Strong Brands vs. Weak Brands – Insights from Neuroscience

On May 4, 2013
Neuroscientists have discovered that our emotions have a lot more to do with how we make decisions than was previously thought. Antonio Damasio found that clinical patients who lost the ability to emote also had difficulty making choices. They knew the facts, but couldn’t weigh them. Joseph Ledoux found that emotions promote learning through releasing chemicals that build connections in our brains, called synapses. Furthermore, once we establish those connections, they regularly bypass the rational part of our brain, like when we jump out of the way of a moving car and only later realize what happened.
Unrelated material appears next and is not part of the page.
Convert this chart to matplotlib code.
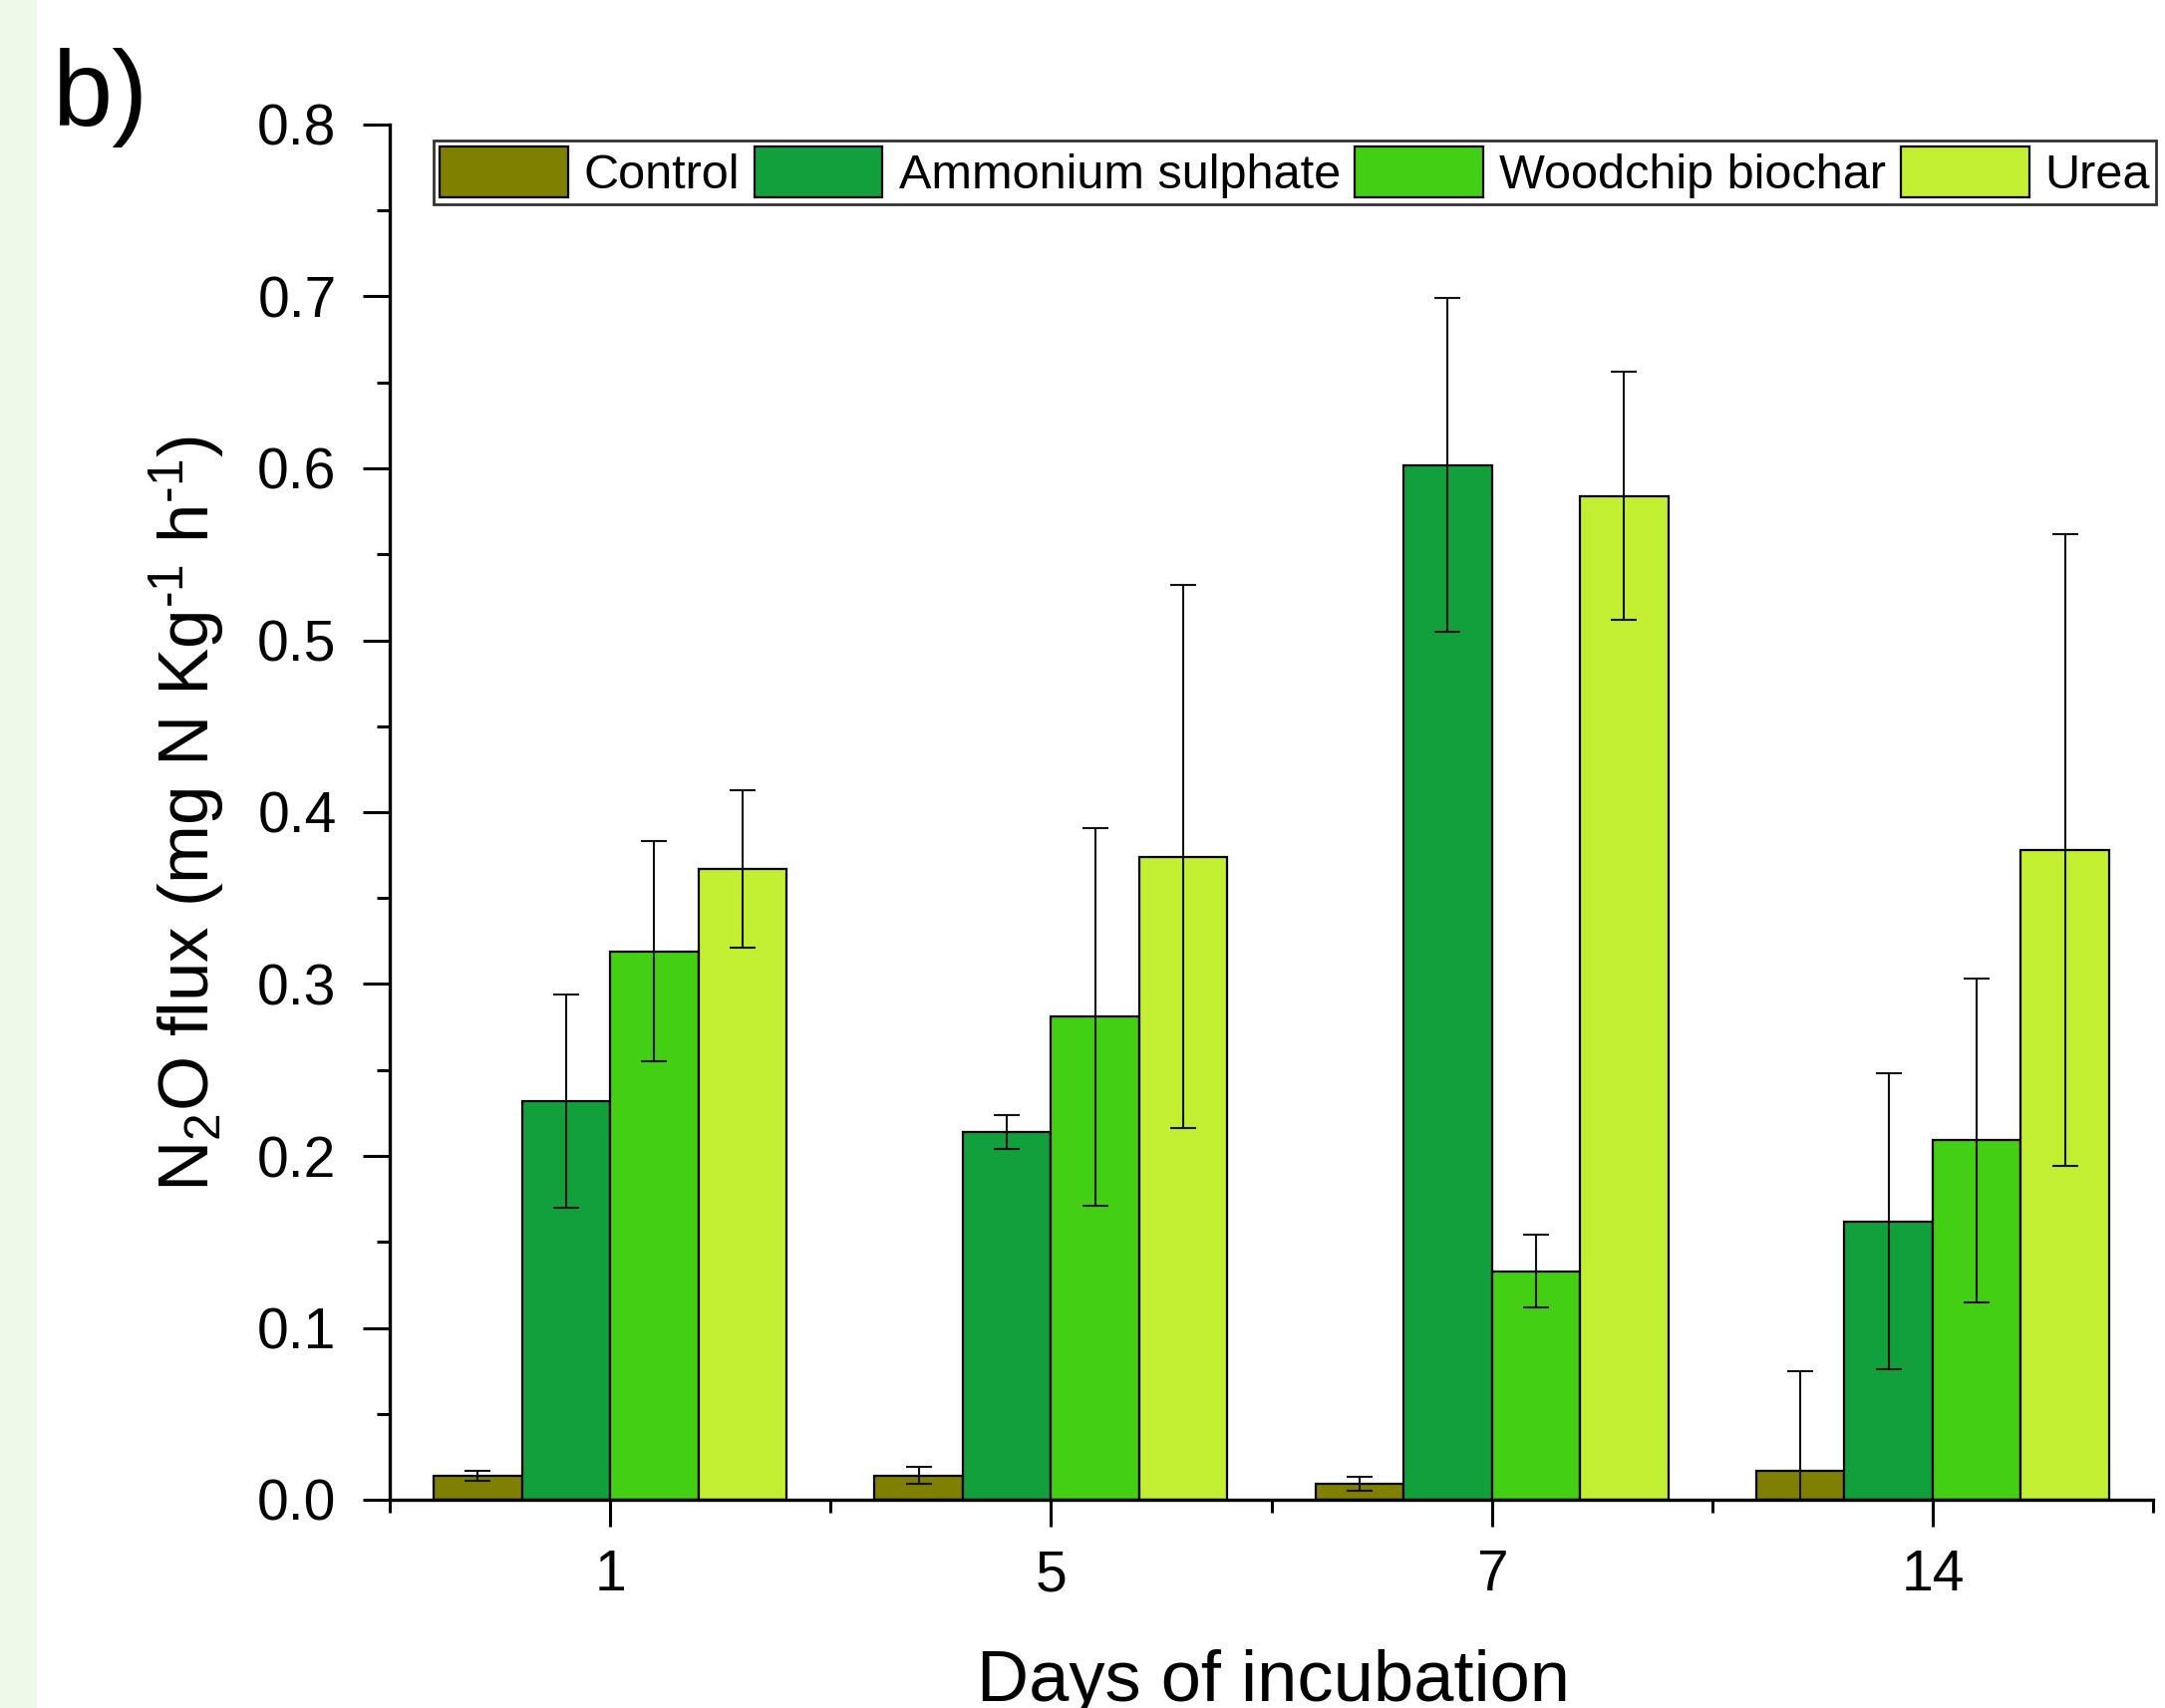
import matplotlib
matplotlib.use('Agg')
import matplotlib.pyplot as plt
import numpy as np

plt.rcParams['font.family'] = ['Liberation Sans', 'DejaVu Sans']
plt.rcParams['mathtext.fontset'] = 'custom'
plt.rcParams['mathtext.rm'] = 'Liberation Sans'
plt.rcParams['mathtext.it'] = 'Liberation Sans'

days = ['1', '5', '7', '14']
treatments = ['Control', 'Ammonium sulphate', 'Woodchip biochar', 'Urea']
colors = ['#7f7f00', '#11a03b', '#43cf13', '#c2ef31']

control = [0.014, 0.014, 0.0095, 0.017]
control_err = [0.003, 0.005, 0.004, 0.058]
ammonium = [0.232, 0.214, 0.602, 0.162]
ammonium_err = [0.062, 0.010, 0.097, 0.086]
woodchip = [0.319, 0.281, 0.133, 0.209]
woodchip_err = [0.064, 0.110, 0.021, 0.094]
urea = [0.367, 0.374, 0.584, 0.378]
urea_err = [0.046, 0.158, 0.072, 0.184]

means = [control, ammonium, woodchip, urea]
errs = [control_err, ammonium_err, woodchip_err, urea_err]

W, H = 2172, 1714
fig = plt.figure(figsize=(W / 100, H / 100), dpi=100)

# light green strip on the left edge
fig.patches.append(plt.Rectangle((0, 0), 37 / W, 1, transform=fig.transFigure,
                                 facecolor='#eef9ea', edgecolor='none', zorder=0))

ax = fig.add_axes([391 / W, 1 - 1505 / H, (2160 - 391) / W, (1505 - 125) / H])

x = np.arange(len(days))
width = 0.2
for i, (name, m, e, c) in enumerate(zip(treatments, means, errs, colors)):
    ax.bar(x + (i - 1.5) * width, m, width, color=c, edgecolor='black',
           linewidth=1.6, label=name, zorder=2)
    ax.errorbar(x + (i - 1.5) * width, m, yerr=e, fmt='none', ecolor='#111111',
                elinewidth=1.5, capsize=9.5, capthick=1.5, zorder=3)

ax.set_xlim(-0.5, 3.5)
ax.set_ylim(0, 0.8)
ax.set_xticks(x)
ax.set_xticklabels(days)
ax.set_xticks(np.arange(-0.5, 4.0, 1.0), minor=True)
ax.set_yticks(np.arange(0, 0.81, 0.1))
ax.set_yticklabels(['%.1f' % v for v in np.arange(0, 0.81, 0.1)])
ax.set_yticks(np.arange(0.05, 0.8, 0.1), minor=True)

for side in ['top', 'right']:
    ax.spines[side].set_visible(False)
for side in ['left', 'bottom']:
    ax.spines[side].set_linewidth(2.4)

ax.tick_params(axis='both', which='major', direction='out', length=19.5, width=2.2,
               labelsize=41, color='black')
ax.tick_params(axis='both', which='minor', direction='out', length=9.5, width=2.2)
ax.tick_params(axis='y', which='major', pad=19)
ax.tick_params(axis='x', which='major', pad=16)

fig.text(228 / W, 1 - 817 / H, r'N$_2$O flux (mg N Kg$^{\text{-}1}$ h$^{\text{-}1}$)',
         rotation=90, ha='right', va='center', fontsize=51)
fig.text(1277 / W, 1 - 1707 / H, 'Days of incubation', ha='center',
         va='baseline', fontsize=52)
fig.text(52 / W, 1 - 126 / H, 'b)', ha='left', va='baseline', fontsize=78)

leg = fig.legend(loc='upper right', bbox_to_anchor=(2163 / W, 1 - 141 / H),
                 ncol=4, fontsize=35, frameon=True, fancybox=False,
                 edgecolor='black', handlelength=2.65, handleheight=1.25,
                 handletextpad=0.33, columnspacing=0.3, borderpad=0.12,
                 borderaxespad=0)
leg.get_frame().set_linewidth(2)

fig.savefig('out.png', dpi=100)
So when we talk about brand associations, we are really referring to synapses that have been established in consumers brains.  Strong brands have built up strong synapses that relate to a variety of positive things, while weak brands have weak synapses that conjure up little.
There are two systems that determine our purchase decisions and behavior. Daniel Kahneman, a pioneer in the field of behavioral economics, has come to this conclusion in his work. In his book, Thinking Fast and Slow, he describes two systems that lead us to action. According to Daniel Kahneman’s theory:
  • System 1 consists of perception and intuition, it is also known as autopilot and is implicit; it involves highly skilled mental activities and it never sleeps, it is fast, processes all information in parallel and is effortless, associative and slow-learning; it is highly emotional and it relies on heuristics.
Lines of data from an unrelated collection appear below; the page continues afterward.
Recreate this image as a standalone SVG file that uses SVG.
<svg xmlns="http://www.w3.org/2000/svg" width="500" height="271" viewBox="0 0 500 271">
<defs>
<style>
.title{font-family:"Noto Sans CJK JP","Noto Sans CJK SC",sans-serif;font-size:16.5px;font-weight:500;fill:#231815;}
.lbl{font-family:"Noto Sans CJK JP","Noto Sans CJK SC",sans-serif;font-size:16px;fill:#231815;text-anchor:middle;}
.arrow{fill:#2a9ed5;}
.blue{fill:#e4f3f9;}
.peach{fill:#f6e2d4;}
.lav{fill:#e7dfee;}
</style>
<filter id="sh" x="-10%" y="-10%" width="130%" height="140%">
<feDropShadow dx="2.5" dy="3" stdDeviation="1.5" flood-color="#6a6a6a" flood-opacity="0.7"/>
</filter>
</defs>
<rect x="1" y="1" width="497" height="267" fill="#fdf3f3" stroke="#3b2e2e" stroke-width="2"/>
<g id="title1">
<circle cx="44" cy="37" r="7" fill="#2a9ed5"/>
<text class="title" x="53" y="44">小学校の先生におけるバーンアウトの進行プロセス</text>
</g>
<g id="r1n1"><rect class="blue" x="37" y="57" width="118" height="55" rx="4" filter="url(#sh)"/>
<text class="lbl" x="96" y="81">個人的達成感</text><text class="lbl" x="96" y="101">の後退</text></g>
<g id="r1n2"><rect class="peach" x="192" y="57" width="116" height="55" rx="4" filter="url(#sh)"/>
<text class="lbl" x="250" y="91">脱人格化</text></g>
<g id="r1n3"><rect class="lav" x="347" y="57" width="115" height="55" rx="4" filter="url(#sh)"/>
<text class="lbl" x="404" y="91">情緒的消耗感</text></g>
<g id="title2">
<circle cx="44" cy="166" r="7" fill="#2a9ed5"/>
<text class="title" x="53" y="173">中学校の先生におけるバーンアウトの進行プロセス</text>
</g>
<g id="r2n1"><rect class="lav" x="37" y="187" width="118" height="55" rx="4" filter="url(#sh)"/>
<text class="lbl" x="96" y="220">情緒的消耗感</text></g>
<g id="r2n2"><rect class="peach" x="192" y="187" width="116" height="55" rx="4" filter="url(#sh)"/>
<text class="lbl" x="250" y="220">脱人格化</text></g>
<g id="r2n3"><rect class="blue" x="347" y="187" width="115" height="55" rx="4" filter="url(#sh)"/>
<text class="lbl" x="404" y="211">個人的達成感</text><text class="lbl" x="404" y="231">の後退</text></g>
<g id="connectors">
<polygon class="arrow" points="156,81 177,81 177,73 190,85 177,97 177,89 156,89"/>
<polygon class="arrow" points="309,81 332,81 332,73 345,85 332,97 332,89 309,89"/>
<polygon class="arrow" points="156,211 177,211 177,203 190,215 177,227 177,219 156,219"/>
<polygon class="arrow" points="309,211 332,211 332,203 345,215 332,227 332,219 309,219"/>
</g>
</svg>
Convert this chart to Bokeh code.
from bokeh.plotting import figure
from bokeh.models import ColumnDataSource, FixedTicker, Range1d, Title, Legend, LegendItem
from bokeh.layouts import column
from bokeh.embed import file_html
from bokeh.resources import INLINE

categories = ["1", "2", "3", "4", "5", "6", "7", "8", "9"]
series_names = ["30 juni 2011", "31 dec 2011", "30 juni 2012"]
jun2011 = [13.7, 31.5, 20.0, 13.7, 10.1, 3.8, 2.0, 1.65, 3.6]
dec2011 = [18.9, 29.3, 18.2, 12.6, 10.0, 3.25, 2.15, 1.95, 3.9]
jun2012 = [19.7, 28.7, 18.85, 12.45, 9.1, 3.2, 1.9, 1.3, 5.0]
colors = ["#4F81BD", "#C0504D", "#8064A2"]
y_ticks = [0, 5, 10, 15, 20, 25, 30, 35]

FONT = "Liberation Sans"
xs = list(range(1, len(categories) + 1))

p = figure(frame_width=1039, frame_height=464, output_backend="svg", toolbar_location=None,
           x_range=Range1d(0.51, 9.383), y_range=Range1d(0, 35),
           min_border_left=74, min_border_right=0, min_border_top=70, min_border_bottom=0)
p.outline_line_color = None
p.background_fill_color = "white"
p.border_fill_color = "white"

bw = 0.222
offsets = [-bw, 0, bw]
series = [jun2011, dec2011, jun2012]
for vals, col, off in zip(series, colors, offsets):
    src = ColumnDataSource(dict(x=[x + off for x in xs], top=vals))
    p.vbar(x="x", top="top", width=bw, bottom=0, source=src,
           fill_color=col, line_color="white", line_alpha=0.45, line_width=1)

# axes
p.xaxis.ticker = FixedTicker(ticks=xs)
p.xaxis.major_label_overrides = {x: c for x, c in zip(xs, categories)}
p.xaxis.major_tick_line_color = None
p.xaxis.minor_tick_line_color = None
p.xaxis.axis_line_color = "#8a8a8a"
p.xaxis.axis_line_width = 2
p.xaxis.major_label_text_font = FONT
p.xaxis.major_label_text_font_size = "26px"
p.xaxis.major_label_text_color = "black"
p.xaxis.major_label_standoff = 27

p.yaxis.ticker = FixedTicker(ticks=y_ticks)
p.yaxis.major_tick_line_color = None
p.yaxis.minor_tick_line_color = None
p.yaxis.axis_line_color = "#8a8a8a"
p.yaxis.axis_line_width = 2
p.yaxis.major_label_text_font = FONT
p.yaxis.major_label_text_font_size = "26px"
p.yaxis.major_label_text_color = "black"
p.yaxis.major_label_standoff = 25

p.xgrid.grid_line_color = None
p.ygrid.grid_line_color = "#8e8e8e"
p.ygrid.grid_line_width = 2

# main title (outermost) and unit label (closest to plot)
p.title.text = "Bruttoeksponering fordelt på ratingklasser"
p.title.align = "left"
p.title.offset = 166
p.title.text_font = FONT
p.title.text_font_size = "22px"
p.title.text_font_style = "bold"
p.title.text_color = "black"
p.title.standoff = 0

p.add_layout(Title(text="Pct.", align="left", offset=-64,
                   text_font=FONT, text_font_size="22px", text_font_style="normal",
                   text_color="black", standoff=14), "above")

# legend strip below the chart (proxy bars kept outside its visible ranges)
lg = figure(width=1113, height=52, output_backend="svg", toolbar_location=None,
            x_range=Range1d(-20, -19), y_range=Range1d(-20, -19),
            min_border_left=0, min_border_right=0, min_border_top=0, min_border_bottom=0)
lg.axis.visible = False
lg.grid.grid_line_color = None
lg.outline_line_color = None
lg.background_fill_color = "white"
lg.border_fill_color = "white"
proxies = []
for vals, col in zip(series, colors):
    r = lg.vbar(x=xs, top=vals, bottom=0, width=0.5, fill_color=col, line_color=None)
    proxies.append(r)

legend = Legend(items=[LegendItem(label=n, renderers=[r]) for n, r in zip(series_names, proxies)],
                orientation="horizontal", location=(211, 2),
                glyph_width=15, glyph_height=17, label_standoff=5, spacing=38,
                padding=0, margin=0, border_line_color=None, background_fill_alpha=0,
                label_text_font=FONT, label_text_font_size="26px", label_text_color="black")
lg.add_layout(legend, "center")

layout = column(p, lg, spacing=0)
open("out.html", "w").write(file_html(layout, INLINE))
  • System 2 is slower and enables us to make reflective, deliberate decisions; it is highly rational and weighs facts, makes difficult calculations and takes more time and effort; it is referred to as the pilot and is explicit.
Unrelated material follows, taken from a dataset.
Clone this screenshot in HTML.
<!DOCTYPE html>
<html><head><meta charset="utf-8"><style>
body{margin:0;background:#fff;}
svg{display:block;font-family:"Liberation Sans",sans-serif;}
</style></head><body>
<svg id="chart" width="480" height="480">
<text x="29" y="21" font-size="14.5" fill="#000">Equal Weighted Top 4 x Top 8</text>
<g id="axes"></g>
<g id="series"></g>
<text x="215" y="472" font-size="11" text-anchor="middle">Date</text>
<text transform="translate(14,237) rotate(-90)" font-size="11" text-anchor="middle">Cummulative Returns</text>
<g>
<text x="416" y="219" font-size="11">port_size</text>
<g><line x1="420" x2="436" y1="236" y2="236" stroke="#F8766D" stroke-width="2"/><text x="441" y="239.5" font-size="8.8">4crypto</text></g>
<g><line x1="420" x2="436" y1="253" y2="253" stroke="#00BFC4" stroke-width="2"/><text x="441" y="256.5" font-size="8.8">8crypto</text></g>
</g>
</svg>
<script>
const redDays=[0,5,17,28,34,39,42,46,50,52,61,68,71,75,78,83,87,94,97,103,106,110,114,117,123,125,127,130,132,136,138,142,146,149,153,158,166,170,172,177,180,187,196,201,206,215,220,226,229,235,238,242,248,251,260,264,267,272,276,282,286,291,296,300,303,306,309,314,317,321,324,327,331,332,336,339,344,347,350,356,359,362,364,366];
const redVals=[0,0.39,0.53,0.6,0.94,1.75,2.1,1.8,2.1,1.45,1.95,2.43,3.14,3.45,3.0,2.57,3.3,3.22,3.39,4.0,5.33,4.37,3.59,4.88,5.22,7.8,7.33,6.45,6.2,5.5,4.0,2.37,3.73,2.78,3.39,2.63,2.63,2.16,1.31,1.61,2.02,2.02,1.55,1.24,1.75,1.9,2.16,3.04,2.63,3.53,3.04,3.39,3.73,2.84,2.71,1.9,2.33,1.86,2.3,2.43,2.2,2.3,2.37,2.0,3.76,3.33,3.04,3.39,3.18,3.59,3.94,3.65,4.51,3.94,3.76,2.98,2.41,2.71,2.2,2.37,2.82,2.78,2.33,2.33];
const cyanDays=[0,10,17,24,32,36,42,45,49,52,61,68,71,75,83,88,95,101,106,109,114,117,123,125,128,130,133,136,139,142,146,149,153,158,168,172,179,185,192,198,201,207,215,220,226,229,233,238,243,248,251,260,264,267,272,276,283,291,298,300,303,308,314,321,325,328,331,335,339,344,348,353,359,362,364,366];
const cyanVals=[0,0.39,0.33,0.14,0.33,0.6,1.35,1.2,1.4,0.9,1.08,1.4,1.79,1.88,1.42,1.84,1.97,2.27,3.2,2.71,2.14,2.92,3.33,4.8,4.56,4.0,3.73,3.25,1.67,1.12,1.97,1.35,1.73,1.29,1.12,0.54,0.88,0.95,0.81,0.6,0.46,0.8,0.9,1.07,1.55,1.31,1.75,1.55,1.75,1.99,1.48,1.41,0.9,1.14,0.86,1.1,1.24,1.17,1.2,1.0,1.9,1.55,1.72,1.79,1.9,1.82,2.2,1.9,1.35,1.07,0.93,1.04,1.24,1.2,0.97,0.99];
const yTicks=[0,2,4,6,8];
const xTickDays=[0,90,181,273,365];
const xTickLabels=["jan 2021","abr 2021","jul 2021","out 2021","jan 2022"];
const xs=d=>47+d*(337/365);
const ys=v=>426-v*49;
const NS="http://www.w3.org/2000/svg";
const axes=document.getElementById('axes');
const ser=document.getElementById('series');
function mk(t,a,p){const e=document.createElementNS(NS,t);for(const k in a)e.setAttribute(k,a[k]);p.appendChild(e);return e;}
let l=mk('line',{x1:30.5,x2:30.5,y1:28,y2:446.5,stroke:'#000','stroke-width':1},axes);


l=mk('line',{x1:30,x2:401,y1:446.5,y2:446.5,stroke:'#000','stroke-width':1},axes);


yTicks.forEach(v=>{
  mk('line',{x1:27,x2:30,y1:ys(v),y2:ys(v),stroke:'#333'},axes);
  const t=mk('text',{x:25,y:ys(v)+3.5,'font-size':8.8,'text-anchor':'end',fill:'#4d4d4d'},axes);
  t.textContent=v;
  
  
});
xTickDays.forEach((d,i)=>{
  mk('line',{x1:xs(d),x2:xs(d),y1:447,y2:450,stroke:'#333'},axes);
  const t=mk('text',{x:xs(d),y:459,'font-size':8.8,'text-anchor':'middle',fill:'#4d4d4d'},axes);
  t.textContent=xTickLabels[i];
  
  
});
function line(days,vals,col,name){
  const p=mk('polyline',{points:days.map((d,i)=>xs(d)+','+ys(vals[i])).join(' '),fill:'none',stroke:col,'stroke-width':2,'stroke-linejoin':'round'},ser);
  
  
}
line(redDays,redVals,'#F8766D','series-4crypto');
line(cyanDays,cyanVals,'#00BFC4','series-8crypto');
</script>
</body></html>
In his book Decoded: The Science Behind Why We Buy (read review here), Phil Barden explains this model in terms of consumer decision making. In time, consumers gain experience by using products that they have bought. According to Phil Barden, strong brands activate System 1. Weak brands, on the other hand, activate System 2, which means customers have to “think” about the purchase decision.
We only engage our second system when the first one falls short. Research shows that consumers who receive a discount enjoy a product less than those who are exposed to brand marketing.  We will pay more to avoid a risk than to have a chance to gain an identical amount.  We give more weight to information we see first. For a complete list of cognitive biases that effect buying habits, click here.
When the consumer Internet first emerged, many thought it would make purchase decisions more rational.  Shopping in a more information rich environment would allow consumers to research purchases and compare products effectively. However, e-commerce has also flattened the path to purchase, favoring the fast System 1 over the slow and lazy System 2. Consumers are more likely to rely on brand associations built up before they intended to make a purchase than on information provided at the point of sale. So brands will become more powerful in the digital age, not less. Marketers will have to become experts on not only HTML5 and the mobile web, but also on the archetypal software of the human mind.